## Dataset content

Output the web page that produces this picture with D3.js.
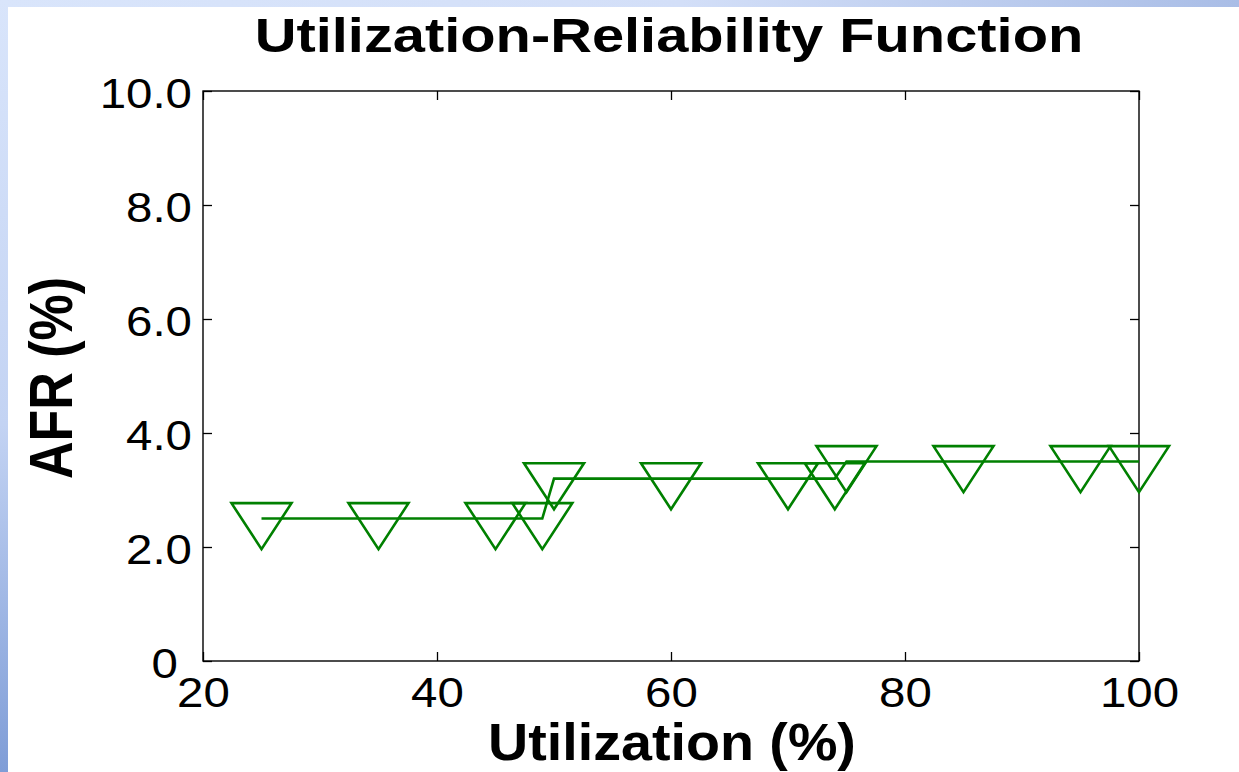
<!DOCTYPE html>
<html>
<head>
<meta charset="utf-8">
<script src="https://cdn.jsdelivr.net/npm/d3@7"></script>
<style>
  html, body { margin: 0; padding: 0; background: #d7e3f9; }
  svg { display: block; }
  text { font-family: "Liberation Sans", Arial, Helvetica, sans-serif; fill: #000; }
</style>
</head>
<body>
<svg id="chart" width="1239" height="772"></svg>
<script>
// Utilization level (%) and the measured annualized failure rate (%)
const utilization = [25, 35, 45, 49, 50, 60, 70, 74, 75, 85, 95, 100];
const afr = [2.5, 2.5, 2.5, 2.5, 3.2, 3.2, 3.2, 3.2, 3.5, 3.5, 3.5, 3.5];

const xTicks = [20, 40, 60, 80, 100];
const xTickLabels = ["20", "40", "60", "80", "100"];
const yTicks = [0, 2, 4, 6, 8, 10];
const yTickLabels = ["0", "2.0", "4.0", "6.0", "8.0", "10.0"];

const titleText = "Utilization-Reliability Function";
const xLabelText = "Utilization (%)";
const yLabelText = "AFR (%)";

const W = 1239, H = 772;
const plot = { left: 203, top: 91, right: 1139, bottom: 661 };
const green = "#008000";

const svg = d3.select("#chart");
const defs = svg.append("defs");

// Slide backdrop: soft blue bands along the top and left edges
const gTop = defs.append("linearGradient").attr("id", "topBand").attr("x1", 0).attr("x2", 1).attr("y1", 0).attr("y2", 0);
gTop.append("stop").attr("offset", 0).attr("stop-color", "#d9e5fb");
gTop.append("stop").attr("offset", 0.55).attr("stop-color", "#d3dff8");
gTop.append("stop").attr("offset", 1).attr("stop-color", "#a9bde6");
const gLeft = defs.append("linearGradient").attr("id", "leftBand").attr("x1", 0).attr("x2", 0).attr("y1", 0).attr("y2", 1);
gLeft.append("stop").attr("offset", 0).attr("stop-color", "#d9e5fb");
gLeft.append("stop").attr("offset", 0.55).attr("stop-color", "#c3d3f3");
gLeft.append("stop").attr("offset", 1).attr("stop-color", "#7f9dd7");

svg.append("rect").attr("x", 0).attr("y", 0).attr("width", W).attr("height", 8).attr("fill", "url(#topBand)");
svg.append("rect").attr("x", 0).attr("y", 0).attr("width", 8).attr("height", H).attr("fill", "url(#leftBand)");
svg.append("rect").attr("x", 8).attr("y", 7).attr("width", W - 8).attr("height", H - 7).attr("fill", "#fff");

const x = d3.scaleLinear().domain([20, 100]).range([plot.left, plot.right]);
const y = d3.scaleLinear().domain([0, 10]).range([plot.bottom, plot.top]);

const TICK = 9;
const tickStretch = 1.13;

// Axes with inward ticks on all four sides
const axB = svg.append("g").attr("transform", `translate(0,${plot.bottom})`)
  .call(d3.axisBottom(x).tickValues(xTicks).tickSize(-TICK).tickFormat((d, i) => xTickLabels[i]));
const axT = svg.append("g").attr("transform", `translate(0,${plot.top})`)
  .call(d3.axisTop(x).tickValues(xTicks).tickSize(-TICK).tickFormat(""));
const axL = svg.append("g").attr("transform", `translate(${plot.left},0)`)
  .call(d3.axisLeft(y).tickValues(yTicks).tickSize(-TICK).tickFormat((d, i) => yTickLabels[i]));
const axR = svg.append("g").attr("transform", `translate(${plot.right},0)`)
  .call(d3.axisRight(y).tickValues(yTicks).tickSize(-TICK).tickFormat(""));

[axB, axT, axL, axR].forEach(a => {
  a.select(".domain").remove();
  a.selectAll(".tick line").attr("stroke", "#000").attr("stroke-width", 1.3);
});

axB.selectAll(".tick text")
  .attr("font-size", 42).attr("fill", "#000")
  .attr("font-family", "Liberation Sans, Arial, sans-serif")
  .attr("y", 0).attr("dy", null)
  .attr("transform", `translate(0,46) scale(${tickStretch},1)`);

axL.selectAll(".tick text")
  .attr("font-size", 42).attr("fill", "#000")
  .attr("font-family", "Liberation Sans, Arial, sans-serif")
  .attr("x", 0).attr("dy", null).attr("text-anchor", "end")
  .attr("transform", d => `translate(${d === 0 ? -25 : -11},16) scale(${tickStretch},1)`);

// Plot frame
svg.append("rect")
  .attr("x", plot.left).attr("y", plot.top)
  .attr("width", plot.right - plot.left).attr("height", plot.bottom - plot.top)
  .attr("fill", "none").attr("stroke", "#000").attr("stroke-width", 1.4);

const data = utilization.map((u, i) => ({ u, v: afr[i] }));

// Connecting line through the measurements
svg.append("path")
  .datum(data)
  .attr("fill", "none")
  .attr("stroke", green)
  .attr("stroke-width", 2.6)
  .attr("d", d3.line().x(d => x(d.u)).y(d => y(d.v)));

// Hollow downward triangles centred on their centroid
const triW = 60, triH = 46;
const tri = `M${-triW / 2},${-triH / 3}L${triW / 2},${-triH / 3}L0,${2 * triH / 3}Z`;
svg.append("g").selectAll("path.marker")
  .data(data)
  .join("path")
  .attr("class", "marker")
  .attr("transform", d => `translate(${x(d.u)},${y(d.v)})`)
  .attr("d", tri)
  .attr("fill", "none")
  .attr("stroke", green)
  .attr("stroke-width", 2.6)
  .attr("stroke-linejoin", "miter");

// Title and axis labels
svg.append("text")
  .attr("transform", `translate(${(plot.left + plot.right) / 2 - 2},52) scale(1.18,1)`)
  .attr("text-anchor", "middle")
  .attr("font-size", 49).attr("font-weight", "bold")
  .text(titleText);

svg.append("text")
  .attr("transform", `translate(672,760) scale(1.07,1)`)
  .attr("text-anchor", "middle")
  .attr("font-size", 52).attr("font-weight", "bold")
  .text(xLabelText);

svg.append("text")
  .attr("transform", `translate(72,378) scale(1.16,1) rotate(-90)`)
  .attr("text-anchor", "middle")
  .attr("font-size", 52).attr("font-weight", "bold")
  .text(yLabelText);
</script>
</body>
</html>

## What to produce
Each line that holds the word "with" is to be copied.

## Solution
Output the web page that produces this picture with D3.js.
// Axes with inward ticks on all four sides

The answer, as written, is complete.